For their part, antiabortion forces, who see abortion as murder, unacceptable anywhere, would inevitably seek national restrictions and ultimately a national ban, which the Republican platform has endorsed since 1980. As with opponents of slavery and alcohol consumption, leaving abortion legal anywhere would be morally unimaginable. Some antiabortion activists may focus initially on making gains at the state level, but after the low-hanging fruit has been picked, they would see many states in which they cannot hope to prevail and the allure of action at the national level would grow.
Even if neither side had the votes to enact a national abortion law in the short term, that does not mean one would not be debated. Campaigns to enact legislation often take decades. Congressional leaders regularly stage “show votes,” bringing bills to the floor with no chance of passage in the hope of gaining media coverage, pleasing activists and putting their political opponents on the spot. One side or the other will see a political advantage in keeping the issue on the political agenda at any given time.
The politics of the Supreme Court would keep the issue on the national agenda, too. The antiabortion activists never gave up hope over five decades, even though the Supreme Court voted 7 to 2 against them in 1973. Over nearly half a century, they succeeded in shifting the court’s balance. In the face of a 6-to-3 or 5-to-4 ruling, the abortion rights side would be similarly dogged. Talk of expanding the Supreme Court would only grow. The battle over the court would necessitate a continued focus on presidential and Senate races for both sides.

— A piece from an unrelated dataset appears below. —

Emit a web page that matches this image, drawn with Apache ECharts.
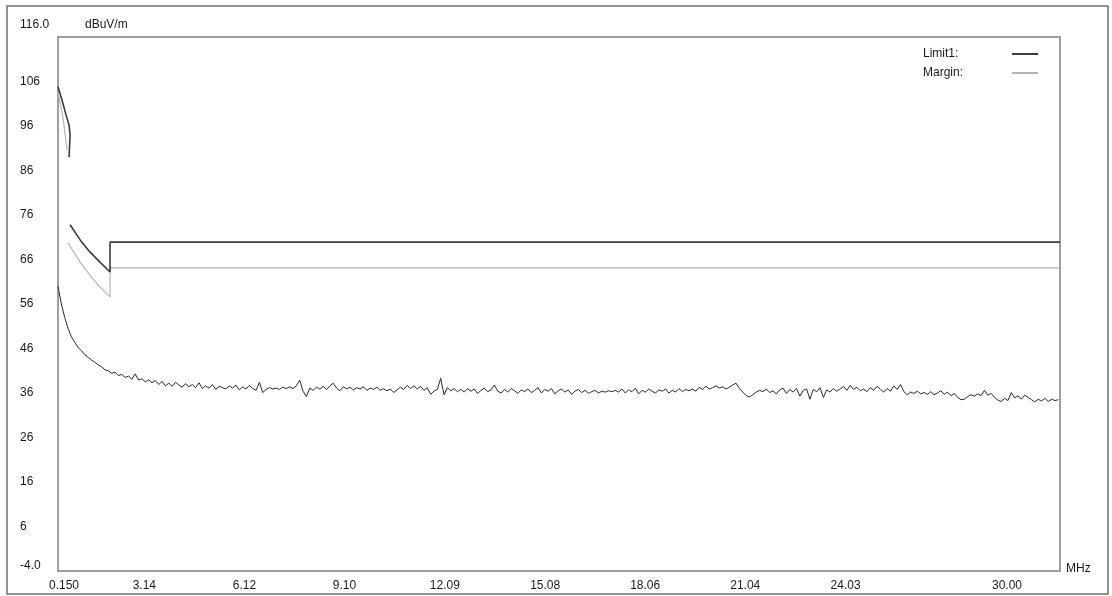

While the notion that a Supreme Court ruling gutting Roe and Casey would banish abortion politics from Washington, D.C., to state legislatures might be comforting to some pundits, it finds little support in history. Problems spill over state borders, and on issues driven by morality, religion and identity, anything short of a total win tends to be unacceptable to either side. Abortion was not transformed into a national political issue by the justices in 1973. Instead, activists and politicians put it there — and they’d keep it there, no matter how the justices rule in 2022.